Feb 28, 2012

"Well, all I really want to do is love you
A kind much closer than friends use
But I still can't say it after all we've been through

And all I really want from you is to feel me
As the feeling inside keeps building
And I will find a way to you if it kills me, if it kills me"

Feb 23, 2012

I've got a love letter drafted in my head, been kinda busy to write it out.
Being busy is such a lousy and unacceptable excuse. Sometimes i'm really mad at myself for using busy-ness as a convenient excuse, I mean I really am busy, but that doesn't make it okay. Ideally I should never be too busy for my favorite people, and you're one of them.
I should really get back to doing more readings and writing my essays. Maybe I'll write to you again later.
I miss you. I'm so sorry for last Saturday. I promise to make more time, somehow. We should go watch a movie. Thats the closest i can get to lying on your chest and listening to your heartbeat in the dark, which in my head is one of the most romantic little things ever.
okay back to getting more work done.

Feb 14, 2012

“Why do we have to listen to our hearts?” the boy asked, when they had made camp that day.

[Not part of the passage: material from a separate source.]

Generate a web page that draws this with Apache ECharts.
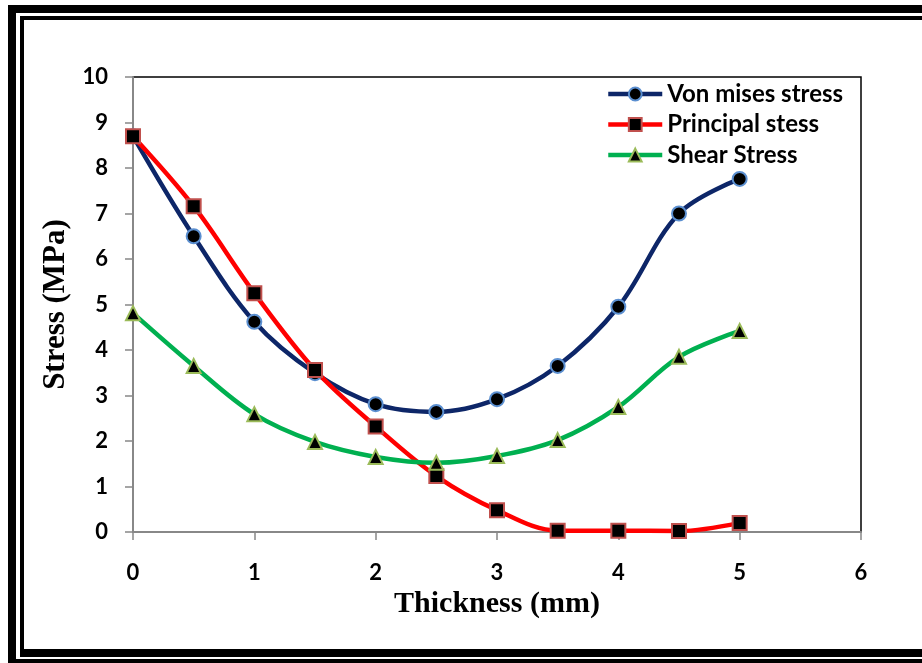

“Because, wherever your heart is, that is where you’ll find your treasure.”

“But my heart is agitated,” the boy said. “It has its dreams, it gets emotional, and it’s become passionate over a woman of the desert. It asks things of me, and it keeps me from sleeping many nights, when I’m thinking about her.”

“Well, that’s good. Your heart is alive. Keep listening to what it has to say.”

“My heart is a traitor,” the boy said to the alchemist, when they had paused to rest the horses. “It doesn’t want me to go on.”

“That makes sense. Naturally it’s afraid that, in pursuing your dream, you might lose everything you’ve won.”

“Well, then, why should I listen to my heart?”

“Because you will never again be able to keep it quiet. ”

“You mean I should listen, even if it’s treasonous?”

“Treason is a blow that comes unexpectedly. If you know your heart well, it will never be able to do that to you. Because you’ll know its dreams and wishes, and will know how to deal with them.

“My heart is afraid that it will have to suffer,” the boy told the alchemist one night as they looked up at the moonless sky.

“Tell your heart that the fear of suffering is worse than the suffering itself. And that no heart has ever suffered when it goes in search of its dreams, because every second of the search is a second’s encounter with God and with eternity.”

Coelho's The Alchemist

Feb 12, 2012

hey love, i hope your week ahead will be a good one. concentrate on being less exhausted and generally happier/ more fulfilled, at least that's what i've been trying to do. easier said than done though.



"I wont give up on us
even if the skies get rough
I'm giving you all my love
I'm still looking up

And when you're needing your space
to do some navigating
I'll be here patiently waiting
to see what you find

cos even the stars they burn
some even fall to the earth
we've got a lot to learn
God knows we're worth it"

Mraz's I won't give up
When you meet someone
so different from yourself,
in a good way,
you don't even have to kiss
to have fireworks go off.
It's like fireworks
in your heart
all the time.
I always wondered,
do opposites really attract?
Now I know for sure
they do.

Lisa Schroeder

Feb 5, 2012

" But is heaviness truly deplorable and lightness splendid?
The heaviest of burdens crushes us, we sink beneath it, it pins us to the ground. But in the love poetry of every age, the woman longs to be weighed down by the man's body. The heaviest of burdens is therefore simultaneously an image of life's most intense fulfillment. The heavier the burden, the closer our lives come to the earth, the more real and truthful they become.
Conversely, the absolute absence of a burden cause man to be lighter than air, to soar into the heights, take leave of the earth and his earthly being, and become only half real, his movements as free as they are insignificant.
What then shall we choose? Weight or lightness? "
Kundera's The Unbereable Lightness of Being.

At twenty, I am sure I want lightness.
But, is it possible to have both?


I missed you, not the crazy kind of miss, but the genuine kind of miss. I want to talk to you, because I have no clue on what is going on in your life. I wonder if we can spend the whole afternoon talking about everything and nothing, while sipping coffee. I just read an article on how biking accidents are on a rise, so bike safe. I'm obviously incoherent, so g'night.